An example are the Israeli-Palestinians workshops started by Herbert Kelman (at the time a Harvard professor) in the ‘70s, held through the ‘80s and early ‘90s, which were instrumental in generating many ideas eventually adopted by the Oslo Agreements.
Track 2 facilitators focus on viewing the dispute as a problem that needs to be solved, “a problem which they jointly have to analyze and then jointly solve, rather than bargain over,” Jones said. But this problem-solving approach is more of a complement than a substitute for official Track One diplomacy: “It's a misnomer to think that Track 2 is about sitting down somewhere and secretly hammering out an agreement. That's what governments do. It is more about creating the space for that ultimately to happen.”
Creating this space often requires unpacking the crystallized notions both parties hold about each other.
During the U.S-Iran nuclear negotiations that led to the Joint Comprehensive Plan of Action (JCPOA) agreement, Iranians kept saying “Americans don’t respect Iran,” while Americans were only focused on uranium enrichment. Peter Jones, at that time a facilitator in some of the talks, recalls asking: “I think our Iranian friends should explain what they mean by ‘respect’?” And that led to “a day-long conversation” where Iranians explained the “very deep- seated feeling that the United States and the West simply don’t accept the Islamic revolution and never will, and until the Iranians feel that that is not the case, a genuine rapport with the Iranian Government is not going to be possible.”

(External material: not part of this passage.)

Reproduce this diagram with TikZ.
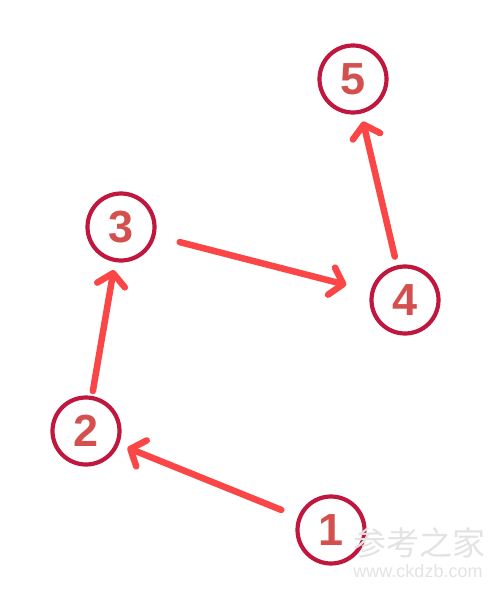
\documentclass[tikz,border=0pt]{standalone}
\usepackage{fontspec}
\setmainfont{Liberation Sans}
\newfontfamily\cjk{Noto Sans CJK SC}
\usetikzlibrary{arrows.meta}

\definecolor{ring}{HTML}{C0173F}
\definecolor{digit}{HTML}{D4504E}
\definecolor{arrowred}{HTML}{FA4646}

\begin{document}
\begin{tikzpicture}[
	x=1pt, y=-1pt
	,num/.style={circle, draw=ring, line width=4.2pt, minimum size=67pt, inner sep=0pt, text=digit, font=\fontsize{45}{45}\selectfont\bfseries}
	,link/.style={draw=arrowred, line width=6.5pt, line cap=round, -{Straight Barb[length=12pt, width=28pt, line width=6.5pt, round]}}
	,stamp/.style={text=gray!22}
]
	\useasboundingbox (0,0) rectangle (493,601);
	\node [num] (N1) at (331,530) {1};
	\node [num] (N2) at (86,431) {2};
	\node [num] (N3) at (121,227) {3};
	\node [num] (N4) at (405,300) {4};
	\node [num] (N5) at (353,79) {5};

	\draw [link, shorten <=18pt, shorten >=9pt] (N1) -- (N2);
	\draw [link, shorten <=5pt, shorten >=8pt] (N2) -- (N3);
	\draw [link, shorten <=25pt, shorten >=25pt] (N3) -- (N4);
	\draw [link, shorten <=9pt, shorten >=8pt] (N4) -- (N5);

	% watermark
	\node [stamp, font=\cjk\fontsize{33}{33}\selectfont] (W1) at (419,543) {参考之家};
	\node [stamp, font=\fontsize{18}{18}\selectfont] (W2) at (418,571) {www.ckdzb.com};
\end{tikzpicture}
\end{document}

New Forms of Unofficial Diplomacy
The field of unofficial diplomacy developed over the years and is now encompassing hybrid forms like Track 1.5 (secret meetings run by influential elites) and newer forms like Track 3, where civil society stakeholders, who traditionally don’t have a seat at the peacemaking table, aim at carving a grassroots role in state-level negotiations, in the hope of promoting a permanent social change.
In the case of Track 3, there have been voices who argued that the emphasis on elites leads to processes which marginalize important voices and results in peace agreements which are not representative of broader societies. In the past decade, these concerns have become an important issue for the field; the issue of how to include civil society and other actors in unofficial peacemaking.

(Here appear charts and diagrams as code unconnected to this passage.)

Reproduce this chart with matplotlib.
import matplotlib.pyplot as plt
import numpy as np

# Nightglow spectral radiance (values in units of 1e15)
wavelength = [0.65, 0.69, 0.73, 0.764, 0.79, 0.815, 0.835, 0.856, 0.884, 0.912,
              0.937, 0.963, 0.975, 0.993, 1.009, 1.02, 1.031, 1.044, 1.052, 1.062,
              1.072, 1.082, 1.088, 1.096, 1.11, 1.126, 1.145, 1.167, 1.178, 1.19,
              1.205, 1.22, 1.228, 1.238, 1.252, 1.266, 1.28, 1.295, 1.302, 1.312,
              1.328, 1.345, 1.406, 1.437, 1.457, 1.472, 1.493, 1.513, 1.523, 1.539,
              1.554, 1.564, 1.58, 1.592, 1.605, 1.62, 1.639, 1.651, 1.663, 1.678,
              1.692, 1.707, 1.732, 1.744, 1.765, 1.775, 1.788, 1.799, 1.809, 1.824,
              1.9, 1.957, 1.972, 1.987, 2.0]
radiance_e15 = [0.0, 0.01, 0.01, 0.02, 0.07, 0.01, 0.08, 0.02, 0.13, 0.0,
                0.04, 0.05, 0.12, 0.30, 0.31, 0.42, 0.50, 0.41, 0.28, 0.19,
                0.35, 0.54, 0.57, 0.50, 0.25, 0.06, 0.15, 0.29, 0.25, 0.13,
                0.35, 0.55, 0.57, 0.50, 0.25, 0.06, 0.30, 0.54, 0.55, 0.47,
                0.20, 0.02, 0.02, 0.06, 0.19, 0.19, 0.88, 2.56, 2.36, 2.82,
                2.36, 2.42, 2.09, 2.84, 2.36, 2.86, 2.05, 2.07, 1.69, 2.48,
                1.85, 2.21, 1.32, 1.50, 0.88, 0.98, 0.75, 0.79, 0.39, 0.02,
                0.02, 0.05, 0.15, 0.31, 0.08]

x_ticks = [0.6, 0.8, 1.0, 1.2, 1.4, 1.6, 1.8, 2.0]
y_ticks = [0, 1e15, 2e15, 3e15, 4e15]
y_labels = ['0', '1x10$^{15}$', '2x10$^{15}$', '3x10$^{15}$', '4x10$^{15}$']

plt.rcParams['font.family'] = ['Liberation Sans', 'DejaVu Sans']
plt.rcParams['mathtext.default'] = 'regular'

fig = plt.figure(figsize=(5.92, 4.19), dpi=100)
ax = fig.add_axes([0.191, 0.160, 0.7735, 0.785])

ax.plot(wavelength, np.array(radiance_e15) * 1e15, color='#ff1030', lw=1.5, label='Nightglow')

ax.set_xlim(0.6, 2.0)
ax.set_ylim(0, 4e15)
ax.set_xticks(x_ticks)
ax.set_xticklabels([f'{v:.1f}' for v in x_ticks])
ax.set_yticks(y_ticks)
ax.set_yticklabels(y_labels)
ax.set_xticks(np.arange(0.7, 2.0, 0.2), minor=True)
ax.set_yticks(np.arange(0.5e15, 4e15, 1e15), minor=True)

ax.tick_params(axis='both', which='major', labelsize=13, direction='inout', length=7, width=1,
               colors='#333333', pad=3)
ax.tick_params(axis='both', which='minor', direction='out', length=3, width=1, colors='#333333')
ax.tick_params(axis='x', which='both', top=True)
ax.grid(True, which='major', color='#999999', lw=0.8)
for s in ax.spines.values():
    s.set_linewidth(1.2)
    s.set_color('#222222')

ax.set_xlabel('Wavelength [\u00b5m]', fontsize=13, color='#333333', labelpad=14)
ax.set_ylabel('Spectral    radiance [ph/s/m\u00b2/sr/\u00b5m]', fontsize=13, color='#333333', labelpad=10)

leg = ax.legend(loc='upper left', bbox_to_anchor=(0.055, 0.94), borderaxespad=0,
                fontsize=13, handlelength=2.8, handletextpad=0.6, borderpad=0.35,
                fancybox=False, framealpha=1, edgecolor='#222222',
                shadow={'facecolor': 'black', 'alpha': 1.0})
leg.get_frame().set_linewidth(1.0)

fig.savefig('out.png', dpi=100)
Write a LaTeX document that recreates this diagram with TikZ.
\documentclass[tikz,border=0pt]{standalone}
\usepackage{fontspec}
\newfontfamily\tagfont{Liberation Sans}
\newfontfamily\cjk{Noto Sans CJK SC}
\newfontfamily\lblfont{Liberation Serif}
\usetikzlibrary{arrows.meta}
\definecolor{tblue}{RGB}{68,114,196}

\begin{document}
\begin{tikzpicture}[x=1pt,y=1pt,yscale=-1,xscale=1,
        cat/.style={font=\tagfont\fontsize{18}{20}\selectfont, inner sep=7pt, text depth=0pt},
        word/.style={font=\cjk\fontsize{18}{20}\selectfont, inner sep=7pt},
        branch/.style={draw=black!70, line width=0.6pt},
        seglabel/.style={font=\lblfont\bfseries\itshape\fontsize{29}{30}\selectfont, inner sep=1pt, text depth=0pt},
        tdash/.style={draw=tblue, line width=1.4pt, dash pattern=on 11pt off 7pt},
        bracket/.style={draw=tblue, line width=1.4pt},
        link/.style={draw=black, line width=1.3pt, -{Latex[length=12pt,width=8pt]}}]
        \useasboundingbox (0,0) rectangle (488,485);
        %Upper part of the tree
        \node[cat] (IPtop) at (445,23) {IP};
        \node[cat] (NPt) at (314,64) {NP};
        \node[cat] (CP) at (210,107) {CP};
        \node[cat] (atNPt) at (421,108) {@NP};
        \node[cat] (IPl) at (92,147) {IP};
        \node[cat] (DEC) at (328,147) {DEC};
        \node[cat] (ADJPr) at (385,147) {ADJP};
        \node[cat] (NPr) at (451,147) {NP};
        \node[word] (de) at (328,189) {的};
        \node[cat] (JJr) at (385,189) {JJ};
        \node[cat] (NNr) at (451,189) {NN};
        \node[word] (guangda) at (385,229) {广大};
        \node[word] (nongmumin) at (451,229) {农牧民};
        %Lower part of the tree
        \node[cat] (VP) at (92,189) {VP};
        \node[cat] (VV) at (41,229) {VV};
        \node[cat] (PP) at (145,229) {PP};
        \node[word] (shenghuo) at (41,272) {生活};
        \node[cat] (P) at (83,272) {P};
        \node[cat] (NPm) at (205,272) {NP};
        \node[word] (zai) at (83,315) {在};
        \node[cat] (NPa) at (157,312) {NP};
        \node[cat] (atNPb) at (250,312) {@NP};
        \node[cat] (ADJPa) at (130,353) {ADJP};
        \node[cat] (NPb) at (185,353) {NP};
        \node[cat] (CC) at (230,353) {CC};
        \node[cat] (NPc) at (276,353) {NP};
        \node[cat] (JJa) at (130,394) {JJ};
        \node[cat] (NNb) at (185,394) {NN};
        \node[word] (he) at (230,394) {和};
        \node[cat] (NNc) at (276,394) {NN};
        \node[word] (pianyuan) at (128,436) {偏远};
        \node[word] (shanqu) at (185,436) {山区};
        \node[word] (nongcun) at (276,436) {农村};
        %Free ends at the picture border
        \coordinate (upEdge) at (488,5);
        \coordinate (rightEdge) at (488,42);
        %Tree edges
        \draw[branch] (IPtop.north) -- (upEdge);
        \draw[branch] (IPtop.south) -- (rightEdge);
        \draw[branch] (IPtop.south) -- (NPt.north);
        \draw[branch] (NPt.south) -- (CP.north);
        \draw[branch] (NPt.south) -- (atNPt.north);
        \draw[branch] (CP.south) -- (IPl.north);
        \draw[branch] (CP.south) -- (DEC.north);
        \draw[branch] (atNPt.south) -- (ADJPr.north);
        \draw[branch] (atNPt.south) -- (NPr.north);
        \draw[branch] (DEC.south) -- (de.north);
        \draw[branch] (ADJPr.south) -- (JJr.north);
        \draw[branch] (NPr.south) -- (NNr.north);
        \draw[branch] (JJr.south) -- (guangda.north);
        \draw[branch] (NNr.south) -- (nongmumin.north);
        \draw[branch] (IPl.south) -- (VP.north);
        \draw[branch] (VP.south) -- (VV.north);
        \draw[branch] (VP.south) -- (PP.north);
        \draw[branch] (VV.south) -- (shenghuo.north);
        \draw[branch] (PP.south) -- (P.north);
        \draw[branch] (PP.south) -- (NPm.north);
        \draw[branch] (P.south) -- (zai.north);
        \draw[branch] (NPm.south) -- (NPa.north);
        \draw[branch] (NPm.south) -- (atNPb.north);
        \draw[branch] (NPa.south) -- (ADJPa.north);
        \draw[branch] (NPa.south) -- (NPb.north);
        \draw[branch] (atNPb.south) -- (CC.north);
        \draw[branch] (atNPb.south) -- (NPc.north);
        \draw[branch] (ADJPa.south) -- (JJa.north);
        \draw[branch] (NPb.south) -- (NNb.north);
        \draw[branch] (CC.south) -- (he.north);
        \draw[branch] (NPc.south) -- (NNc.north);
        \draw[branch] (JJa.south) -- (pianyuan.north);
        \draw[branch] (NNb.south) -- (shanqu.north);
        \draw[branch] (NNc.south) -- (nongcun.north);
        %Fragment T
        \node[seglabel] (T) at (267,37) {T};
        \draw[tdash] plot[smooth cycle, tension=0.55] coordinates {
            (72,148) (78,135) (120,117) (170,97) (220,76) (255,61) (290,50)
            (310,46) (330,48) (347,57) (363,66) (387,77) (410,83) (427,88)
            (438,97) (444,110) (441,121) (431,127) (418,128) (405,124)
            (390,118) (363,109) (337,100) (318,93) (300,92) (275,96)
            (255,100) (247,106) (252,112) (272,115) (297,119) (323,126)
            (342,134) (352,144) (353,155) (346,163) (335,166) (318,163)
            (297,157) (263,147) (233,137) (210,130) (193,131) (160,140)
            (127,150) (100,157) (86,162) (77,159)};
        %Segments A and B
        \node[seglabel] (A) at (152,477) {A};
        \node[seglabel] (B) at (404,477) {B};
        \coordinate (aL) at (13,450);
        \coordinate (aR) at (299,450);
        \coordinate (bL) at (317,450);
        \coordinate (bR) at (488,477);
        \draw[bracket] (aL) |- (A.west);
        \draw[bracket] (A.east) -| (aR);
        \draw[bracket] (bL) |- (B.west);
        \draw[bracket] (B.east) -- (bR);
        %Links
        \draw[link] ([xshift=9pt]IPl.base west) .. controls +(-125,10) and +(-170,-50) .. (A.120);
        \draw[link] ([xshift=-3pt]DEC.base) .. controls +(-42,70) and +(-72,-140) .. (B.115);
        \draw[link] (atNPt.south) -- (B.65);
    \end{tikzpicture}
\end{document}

“Most of the traditional tracks try to support Track 1” in conflict management and conflict resolution, said Professor Jones. But there is an “Emerging Agenda” that seeks to expand the role of advocacy in peace negotiations, to give a voice to under-represented groups who can bring human rights values, gender, and social issues in conflict dialogues.

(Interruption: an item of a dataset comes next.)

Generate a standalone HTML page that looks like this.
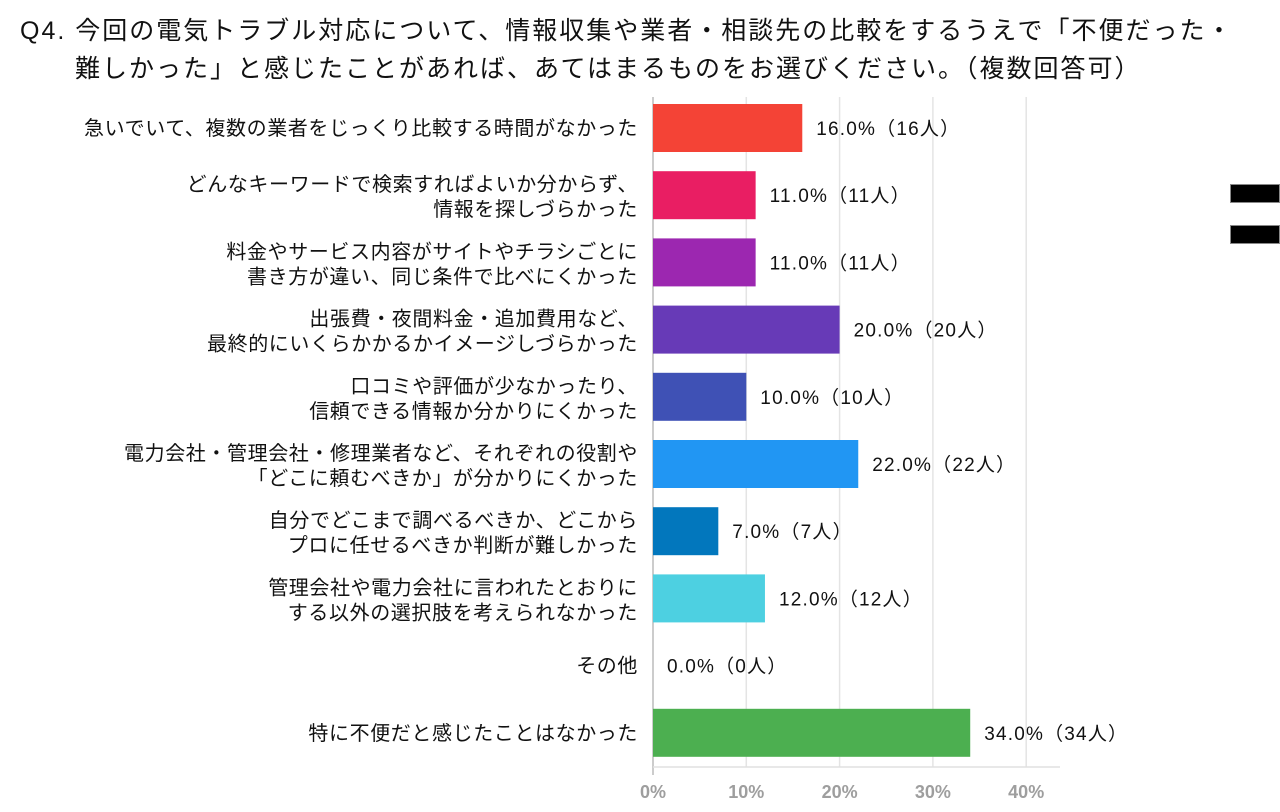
<!DOCTYPE html>
<html><head><meta charset="utf-8"><style>
body{margin:0;width:1280px;height:812px;background:#fff;overflow:hidden;font-family:"Liberation Sans","Noto Sans CJK JP",sans-serif;}
#title{position:absolute;left:20px;top:12px;font-size:25px;letter-spacing:2px;line-height:38px;color:#111;white-space:nowrap;}
svg{position:absolute;left:0;top:0;}
.blk{position:absolute;left:1230px;width:50px;height:19px;background:#000;border:1px solid #888;box-sizing:border-box;}
</style></head><body>
<div id="title">Q4. 今回の電気トラブル対応について、情報収集や業者・相談先の比較をするうえで「不便だった・<br><span style="padding-left:55px">難しかった」と感じたことがあれば、あてはまるものをお選びください。（複数回答可）</span></div>
<div class="blk" style="top:184px"></div>
<div class="blk" style="top:225px"></div>
<svg id="chart" width="1280" height="812"></svg>
<script>
const categories=[
["急いでいて、複数の業者をじっくり比較する時間がなかった"],
["どんなキーワードで検索すればよいか分からず、","情報を探しづらかった"],
["料金やサービス内容がサイトやチラシごとに","書き方が違い、同じ条件で比べにくかった"],
["出張費・夜間料金・追加費用など、","最終的にいくらかかるかイメージしづらかった"],
["口コミや評価が少なかったり、","信頼できる情報か分かりにくかった"],
["電力会社・管理会社・修理業者など、それぞれの役割や","「どこに頼むべきか」が分かりにくかった"],
["自分でどこまで調べるべきか、どこから","プロに任せるべきか判断が難しかった"],
["管理会社や電力会社に言われたとおりに","する以外の選択肢を考えられなかった"],
["その他"],
["特に不便だと感じたことはなかった"]];
const values=[16,11,11,20,10,22,7,12,0,34];
const counts=[16,11,11,20,10,22,7,12,0,34];
const colors=["#f44336","#e91e63","#9c27b0","#673ab7","#3f51b5","#2196f3","#0277bd","#4dd0e1","#26c6da","#4caf50"];
const ticks=[0,10,20,30,40];
const svg=document.getElementById('chart');
const NS='http://www.w3.org/2000/svg';
const x0=653,pxPer=9.33,yTop=104,step=67.2,bh=48,yBottom=767;
const X=v=>x0+v*pxPer;
function el(t,a){const e=document.createElementNS(NS,t);for(const k in a)e.setAttribute(k,a[k]);svg.appendChild(e);return e;}
ticks.forEach((t,i)=>{
 if(t>0){const g=el('line',{x1:X(t),x2:X(t),y1:97,y2:yBottom,stroke:'#e4e4e4','stroke-width':1.5});
 
 }
 const tl=el('text',{x:X(t),y:798,'text-anchor':'middle','font-size':18,'font-weight':'bold',fill:'#9e9e9e'});
 tl.textContent=t+'%';
 
 
});
const ax=el('line',{x1:x0,x2:x0,y1:97,y2:yBottom+8,stroke:'#bbb','stroke-width':1.5});


const bx=el('line',{x1:x0,x2:1060,y1:yBottom,y2:yBottom,stroke:'#e0e0e0','stroke-width':1.5});


values.forEach((v,i)=>{
 const y=yTop+i*step;
 const r=el('rect',{x:x0,y:y,width:Math.max(0,X(v)-x0),height:bh,fill:colors[i]});
 
 
 const lt=el('text',{x:X(v)+14,y:y+bh/2+7,'font-size':19,'letter-spacing':1.2,fill:'#111'});
 lt.textContent=v.toFixed(1)+'%（'+counts[i]+'人）';
 
 
 const lines=categories[i];
 lines.forEach((s,j)=>{
  const off=lines.length===1?7:(j===0?-4:21);
  const c=el('text',{x:638,y:y+bh/2+off,'text-anchor':'end','font-size':20,'letter-spacing':0.6,fill:'#111'});
  c.textContent=s;
  
  
 });
});
</script>
</body></html>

Track 2 Diplomacy: A chart of the different tracks of diplomacy,
“We do recognize that a peace process which is multifaceted, multi-dimensional, which involves multi- stakeholder groups is likely going to reach a more durable and lasting peace than one which is just made by any one particular level of society,” Jones said. But “my own concern is that the tracks are going to spin off into increasingly separate orbits and perhaps even somewhat antagonistic orbits,” he concluded.
Another challenge is that traditional third-party facilitators are supposed to be impartial.
“Impartiality means very different things to human rights proponents and conflict resolution workers,” Jones said. “For a human rights advocate impartiality refers to the application of human rights norms, but most of these norms are constructed to protect the weak from the strong.”
Rethinking Diplomacy (RDP) fellow, Ambassador W. Robert Pearson and DUCIGS/RDP director, Professor Giovanni Zanalda moderated the event. Ambassador Pearson asked Peter Jones if the practice of unofficial diplomacy can be applied to other kinds of current global challenges like food security, climate, public health.
“It’s all about problem-solving,” Jones replied, adding that a skilled facilitator can still help bring the parties together and try to discover the space for a constructive dialogue. “But I suspect that much of this has to be done by experts in the fields.”